Sürekli olarak birilerini ya da kendimizi yargıladığımızın farkında mısınız?
Yakınlarımızı, tanıdığımız, tanımadığınız insanları, sevdiklerimizi, sevmediklerimizi, özellikle hoşumuza gitmeyen yönlerini hep yargılıyoruz. Hatta hak ettiklerini düşünerek insanları
yargılamayı aklileştiriyoruz.
Bu tür yargılamalar hoşgörüsüzlüğe, anlayışsızlığa ve empati yapmamaya sebep oluyor. Zaten zihnimizin bile kendini yargıladığı bir dünyada yaşarken sosyal varlıklar olarak bizim birbirimizi yargılamamız kadar saçma bir şey yok ama biyolojik olarak insan yargılama iç güdüsüne sahip.

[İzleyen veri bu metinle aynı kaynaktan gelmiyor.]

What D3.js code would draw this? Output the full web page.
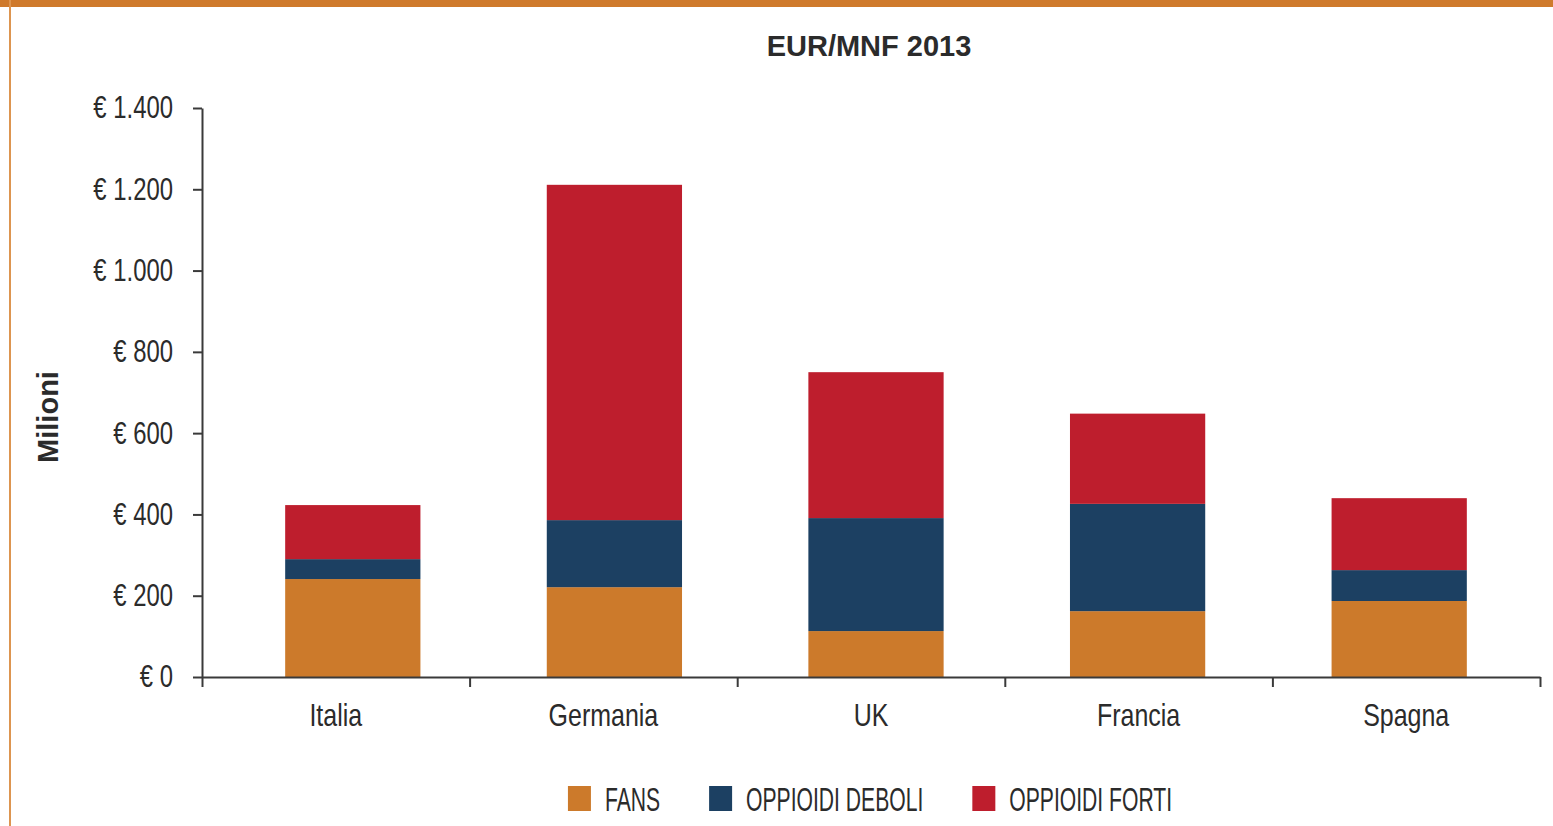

Yerleşmiş savunma mekanizması belirleyici biçimsel bir mantık ile yargılar. İnsanı kimlik üzerinden, cinsiyet üzerinden, cinsel tercih, renk, ırk ve dil üzerinden yargılamak ahlak felsefesinden uzak olmak demektir.
Her birimizin içinde zaman zaman kendimizi yargılayan, bizi uyaran, kimi zaman bizi dirençsiz yapan, kimi zaman da destekleyen bir ses var: Vicdan.
Bu iç ses insanın kendi kendine yaptığı konuşmalardır. Kişinin kendisini yargılamasını sağlar, dahası yetersizliğini, olumsuz olan her şeyini yüzüne vurur. Ne yazık ki bu iç ses daha çok yargılama, eleştirme yönünde çalışır. Bu da insanı olduğundan acımasız yapar.
Kim bu içimizde konuşan, sürekli bizi uyaran, bazen aşağılayan, bazen yargılayan bazen de destekleyen? İçimizde konuşan sesin yanında anneniz, babanız, bazen abiniz, ablanız, öğretmeniniz ya da iş yerindeki arkadaşınız. Çocukluğumuzda otorite olarak gördüğünüz kişiler var; bu onların sesleri. Peki neden böyle konuşup hep yargılıyorlar?
Toplumsal olarak yaşadığımız yer, cinsiyetimiz, kültürümüz ve dinsel kimliğimiz hepsi dünyayı nasıl gördüğümüzü, işittiğimizi, anlamlandırdığımızı etkiler. Mesela kişideki ön yargı, yabancı düşmanlığı, etnik çatışmalar, soykırımlar, dini gruplar arasındaki çatışmalar ve bunlarla ilişkili yıkıcı tutum ve davranışlarımız olabilir. Bunlar temelsiz olamaz, kesinlikle bir sebebi vardır. İnsanlar arasındaki kalıp yargılar, günlük hayatta karşılaştığımız her an tecrübe ettiğimiz genellemelerdir. Hayatımızda otorite olarak gördüğümüz insanların kullandığı cümlelerdir.
Bunlar annenin babanın, abinin ablanın, dedenin babaannenin ya da öğretmeninin söylediği sözlerdir; yani insan üzerindeki etkisi yüksek olan anahtar kişilerdir. Psikoanalitik görüşe göre ön yargı psikodinamik bir süreçtir. Psikanalistlere göre ön yargılar, etrafımızı saran, bizi yargılarımıza hapseden kalıp yargılar insanın doğal bir eğilimiyle çocukluk yılları ile ilişkilidir.
Bu yaklaşıma sahip psikoanalistler, psikologlar ilk çocukluk yıllarında kişinin yaşadığı engellenmelerin duygusal gerilimler yarattığını ve ileriki yıllarda böyle bir durum ile karşılaştığında kişi tarafından bir takım saldırganlık, düşmanca duygular ile bunları etrafındaki kişilere savunma mekanizması olan yansıtma savunma mekanizması ile başkalarına yükleyerek şeklinde bir ön yargılı bir tutum davranış sergiler.
Kendimizi geleceğimize ve etrafımızdaki herkese bir iyilik yapmak için bugün şimdi şu andan itibaren yargıyı hayatımızdan çıkarmalıyız. İletişim modelimiz insanları suçlayan, yargılayan veya eleştiren bir üslupta olunca iletişim kazaları görülmesi olağandır.
Kendi hayatınızı yaşayın, başkalarının asla tam olarak anlayamayacağınız karmaşık hayatlarını yargılamayın, anlamak için empati yapın.
Kısacası insanların birbirlerini yargılamaktan çok anlaması, anlayış göstermesi gerekiyor.